The iced tea replaced coffee after she quit caffeine a few years ago. The cherry tobacco smell is from her father. It’s the smell of second-hand smoke, light. She has never touched the stuff but living with someone who does cover you in a smell you can’t quite cleanout. Her warm smile, friendly demeanor, bright eyes, and purple eyeshadow would never have you guess that just a few months ago her mother died of cancer, forcing her father to turn to his old addictions and come into her home. Her sister is in jail, her brother is broke, and her family is falling apart. These details slip out in conversations, her never telling the full story, only hinting at what her life is outside of the theater room. The only physical hint of the tragedy and trials she had to deal with is the bags under her eyes. But she never lets it distract her from her students, her teaching, or the stage.
Let Rehearsal Begin
She whips her hand like the fairy godmother transforming your rags in riches, and the pleasantries are over. The rehearsal has begun. She thunks her huge bag onto the front auditorium table, whipping out pens, binders, notebooks, Altoids, sewing kits, a timer, and more. You each run to position to begin whatever you are practicing that day. She smiles and projects her huge rich alto voice so it bounces off the walls “Begin!” and we do.
You know when to stop where you stand when she thunks her iced tea glass against her table like a judge with a gavel. The auditorium has a permanent tea stain in the spot she sits. She hands out notes and thunks notes with the authority of a god until we create the picture she sees in her head.

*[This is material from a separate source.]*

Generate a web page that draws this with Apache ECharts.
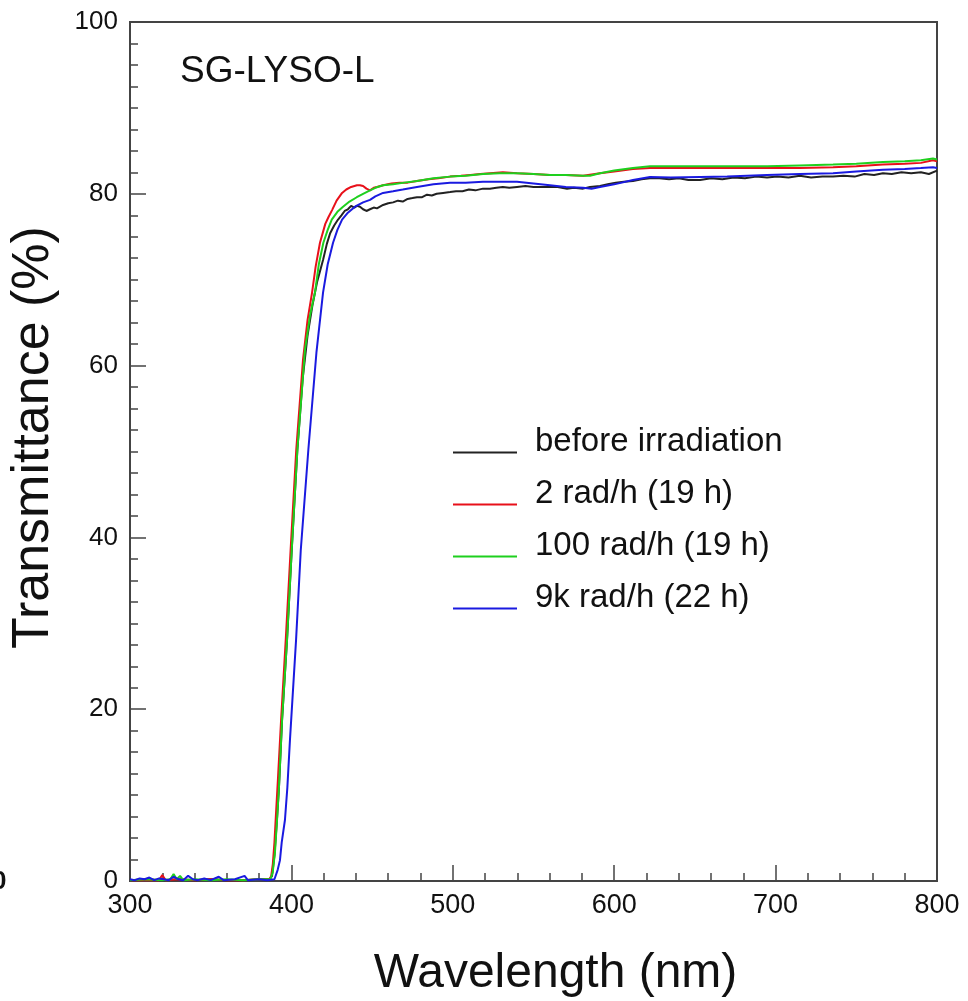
<!DOCTYPE html>
<html>
<head>
<meta charset="utf-8">
<script src="https://cdn.jsdelivr.net/npm/echarts@6/dist/echarts.min.js"></script>
<style>
html,body{margin:0;padding:0;background:#fff;}
#chart{width:968px;height:1001px;}
</style>
</head>
<body>
<div id="chart"></div>
<script>
// ---- data (wavelength nm, transmittance %) ----
const seriesNames = ['before irradiation', '2 rad/h (19 h)', '100 rad/h (19 h)', '9k rad/h (22 h)'];
const xTicks = [300, 400, 500, 600, 700, 800];
const yTicks = [0, 20, 40, 60, 80, 100];

const before = [[300,0.1],[310,0.2],[320,0.1],[330,0.2],[340,0.1],[350,0.2],[360,0.1],[370,0.1],[380,0.2],[386.5,0.2],[388,0.6],[389.5,3],[391,7],[392.3,10.9],[394.2,18.7],[397.3,28.1],[400.2,38.5],[403.7,50.2],[407,58.5],[410,63.5],[413,67.0],[416,69.8],[419.6,72.3],[422,74.2],[424,75.4],[426.5,76.3],[428.9,77.0],[431,77.5],[433,78.0],[435,78.2],[437,78.6],[439,78.4],[440.6,78.6],[442.5,78.5],[444.4,78.2],[446.5,78.0],[448.7,78.2],[451,78.4],[453,78.3],[456.8,78.7],[460,78.9],[463,79.0],[466,79.2],[469,79.1],[472,79.4],[475,79.5],[477.8,79.6],[481,79.6],[484,79.9],[487,79.8],[490,80.0],[494,80.1],[498.3,80.2],[502,80.3],[506,80.3],[510,80.5],[514,80.4],[518.7,80.6],[523,80.6],[527,80.7],[531,80.8],[535,80.7],[539.8,80.8],[545,80.9],[550,80.8],[555,80.8],[560.2,80.8],[565,80.8],[570.8,80.6],[575,80.7],[580.7,80.6],[585,80.8],[591.2,80.9],[596,81.1],[601,81.3],[606,81.4],[611.6,81.5],[617,81.7],[622.2,81.8],[628,81.8],[634,81.7],[640,81.8],[646,81.6],[653.2,81.6],[660,81.8],[667,81.7],[674,81.9],[681,81.8],[688,82.0],[694.7,81.9],[701,82.0],[708,81.9],[715,82.1],[722,81.9],[729,82.0],[735.6,82.0],[742,82.1],[749,82.0],[755,82.3],[761,82.2],[766.5,82.4],[772,82.3],[778,82.5],[784,82.4],[790,82.5],[795,82.3],[800,82.7]];

const rad2 = [[300,0.1],[310,0.1],[318,0.1],[320,0.7],[322,0.1],[330,0.2],[340,0.1],[350,0.2],[360,0.1],[370,0.1],[380,0.2],[386.5,0.2],[387.5,0.6],[388.5,2],[389.5,4.5],[390.5,8],[391.7,12],[393.6,18.7],[396.5,28.1],[399.5,38.5],[403,50.2],[407.2,60.7],[410,65.3],[412.8,68.5],[415,71.5],[417.7,74.3],[421,76.5],[423,77.3],[425.2,78.1],[428,79.2],[431.4,80.1],[434,80.5],[437,80.8],[440.6,81.0],[442.5,81.0],[444.4,80.9],[446.5,80.6],[448.7,80.4],[451,80.7],[453,80.8],[456.8,81.0],[462,81.2],[467,81.3],[472,81.3],[477.8,81.5],[485,81.7],[491,81.8],[498.3,82.0],[505,82.1],[511,82.2],[517,82.3],[523,82.4],[531,82.5],[539.8,82.4],[550,82.3],[560.2,82.2],[570,82.2],[580.7,82.1],[591.2,82.4],[600,82.6],[611.6,82.9],[622.2,83.0],[635,83.0],[653.2,83.0],[670,83.0],[694.7,83.0],[715,83.0],[735.6,83.1],[750,83.2],[766.5,83.4],[780,83.5],[790,83.6],[797.5,83.9],[800,83.8]];

const rad100 = [[300,0.1],[310,0.2],[320,0.1],[325,0.2],[327,0.8],[329,0.2],[331,0.6],[333,0.1],[340,0.2],[350,0.1],[360,0.2],[370,0.1],[380,0.2],[387,0.2],[388.4,1.0],[389.8,3.3],[391.1,7.1],[392.3,10.9],[394.2,18.7],[397.3,28.1],[400.2,38.5],[403.7,50.2],[408.4,61.8],[411.5,65.8],[414.6,68.5],[417,71.8],[419.8,74.3],[422.5,75.8],[425,77.0],[428.5,77.9],[432,78.5],[436,79.1],[440.5,79.6],[444.4,80.0],[448.7,80.4],[452,80.7],[456.8,81.0],[463,81.1],[470,81.3],[477.8,81.5],[488,81.8],[498.3,82.0],[508,82.1],[518.7,82.3],[529,82.4],[539.8,82.4],[550,82.3],[560.2,82.2],[570,82.2],[580.7,82.1],[585,82.1],[591.2,82.4],[600,82.7],[611.6,83.0],[622.2,83.2],[635,83.2],[653.2,83.2],[670,83.2],[694.7,83.2],[715,83.3],[735.6,83.4],[750,83.5],[766.5,83.7],[780,83.8],[790,83.9],[797.5,84.1],[800,84.0]];

const rad9k = [[300,0.2],[303,0.1],[306,0.3],[309,0.2],[312,0.4],[315,0.1],[318,0.3],[321,0.2],[324,0.1],[327,0.5],[330,0.2],[333,0.1],[336,0.6],[339,0.2],[342,0.1],[346,0.3],[350,0.1],[355,0.5],[358,0.1],[365,0.2],[371,0.6],[373,0.1],[380,0.2],[385,0.1],[389.5,0.2],[390.5,0.4],[391.5,1.3],[392.9,2.4],[394,4.5],[396,7.1],[397.5,10.9],[399.1,16.4],[402.9,28.1],[405.8,38.5],[410.5,50.2],[415.5,61.5],[419.6,68.5],[422.5,71.8],[425.8,74.3],[428.5,75.8],[431.4,77.0],[435,77.8],[439.4,78.5],[444.4,79.0],[448.7,79.3],[452,79.7],[456.8,80.1],[463,80.3],[469,80.5],[477.8,80.8],[488,81.1],[498.3,81.3],[508,81.3],[518.7,81.4],[529,81.4],[539.8,81.4],[550,81.2],[560.2,81.0],[570,80.8],[580.7,80.7],[586,80.6],[591.2,80.8],[600,81.1],[611.6,81.6],[622.2,81.95],[635,81.9],[653.2,81.95],[670,82.0],[694.7,82.2],[715,82.3],[735.6,82.4],[750,82.6],[766.5,82.8],[780,82.9],[790,83.0],[797.5,83.1],[800,83.0]];

const seriesData = [before, rad2, rad100, rad9k];
const colors = ['#222222', '#e8101a', '#1ed01e', '#1a1ae0'];

const FONT = 'Liberation Sans, Arial, Helvetica, sans-serif';
const chart = echarts.init(document.getElementById('chart'), null, {renderer: 'canvas'});

const legendIcon = 'path://M0,0L0.05,0L0.05,0.05Z M0,22L64,22L64,24L0,24Z';

chart.setOption({
  animation: false,
  backgroundColor: '#ffffff',
  grid: {left: 130, right: 31, top: 22, bottom: 120, show: true, borderColor: '#444', borderWidth: 2,
    backgroundColor: 'transparent', containLabel: false, outerBoundsMode: 'none'},
  legend: {
    data: seriesNames,
    orient: 'vertical',
    left: 453, top: 425,
    padding: 0,
    itemGap: 19,
    itemWidth: 64, itemHeight: 24,
    icon: legendIcon,
    textStyle: {fontFamily: FONT, fontSize: 33, lineHeight: 33, color: '#111', padding: [0, 0, 0, 13]},
    selectedMode: false
  },
  xAxis: {
    type: 'value', min: 300, max: 800, interval: 100,
    name: 'Wavelength (nm)', nameLocation: 'middle', nameGap: 69,
    nameTextStyle: {fontFamily: FONT, fontSize: 48, color: '#111', padding: [0, 0, 0, 44]},
    axisLine: {show: true, lineStyle: {color: '#444', width: 2}},
    axisTick: {show: true, inside: true, length: 16, lineStyle: {color: '#444', width: 1.5}},
    minorTick: {show: true, splitNumber: 5, length: 8, lineStyle: {color: '#444', width: 1.5}},
    axisLabel: {fontFamily: FONT, fontSize: 27, color: '#111', margin: 11,
      formatter: v => xTicks.includes(v) ? String(v) : ''},
    splitLine: {show: false}
  },
  yAxis: {
    type: 'value', min: 0, max: 100, interval: 20,
    name: 'Transmittance (%)', nameLocation: 'middle', nameGap: 70,
    nameTextStyle: {fontFamily: FONT, fontSize: 52, color: '#111', padding: [0, 0, 0, 28]},
    axisLine: {show: true, lineStyle: {color: '#444', width: 2}},
    axisTick: {show: true, inside: true, length: 16, lineStyle: {color: '#444', width: 1.5}},
    minorTick: {show: true, splitNumber: 8, length: 8, lineStyle: {color: '#444', width: 1.5}},
    axisLabel: {fontFamily: FONT, fontSize: 26, color: '#111', margin: 12,
      formatter: v => yTicks.includes(v) ? String(v) : ''},
    splitLine: {show: false}
  },
  graphic: [
    {type: 'text', left: 180, top: 53, style: {text: 'SG-LYSO-L', fontFamily: FONT, fontSize: 37, fill: '#111'}},
    {type: 'text', left: -8, top: 869, style: {text: '0', fontFamily: FONT, fontSize: 26, fontWeight: 'bold', fill: '#111'}}
  ],
  series: seriesNames.map((n, i) => ({
    name: n, type: 'line', data: seriesData[i], showSymbol: false, symbol: 'none',
    lineStyle: {color: colors[i], width: 2}, itemStyle: {color: colors[i]},
    z: 2 + i
  }))
});
</script>
</body>
</html>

We do it again and again until our feet give out and we drip with sweat. We sing songs, dance, costume change, and act our 17-year-old hearts out until she laughs with glee. Whenever you got a scene right for the first time, she would laugh. A laugh that would fill her belly and turn her face red. It did not matter if it was drama, dance, or song, when you go it right she laughed with such glee you felt like Broadyway’s next top star. That laugh is your approval, and you crave it.
Meet my director
This was the average morning of my sophomore year through my final senior days. My director instilled a love of art, theater, and expressing yourself in me through our years together. She acted like the motherly figure I had never had. She has a 6th sense for mining students’ talents until they shone on stage like a broken glittering diamond.
She helped students on and off the stage. She used theater as a tool to teach us life lessons, and what is theater is not a way to teach lessons. Being an amazing teacher comes first to be an amazing director when it comes to community theater. At the end of the day, performance is FUN. Performance is lessons and teaching and hard work, but we do it because we love it. There are many ways to embody my director, not just by dressing like a 90’s cafe model and drinking iced tea every day, but by valuing the thing she valued.
The first way to be like my director is to find the meaning in your pieces before the execution.
While lighting, colors, costumes, and the set is vital to the success of plays. But my theater teacher always found the truest and root meaning of a scene before thinking of any of that. What are you trying to convey? Remember that when you do your scene and you are bound for success. Finding those motivations on and off stage is vital to carry on in life.
The most important Lessons
I carry the lessons my director taught me every step of the way. She taught me all the worlds a stage and you are constantly auditioning, so put your best foot forward every day. She taught me never to go anywhere without an emergency $20.00 bill in your bra. She taught me artists are the most passionate because they stare into the hardships of life and choose to create instead of cry. She taught me there were no excuses no matter what was going on in your personal life to not achieve your goals. Most importantly, she taught me that every day and every person you pass is precious, and to feel each moment, even if it hurts.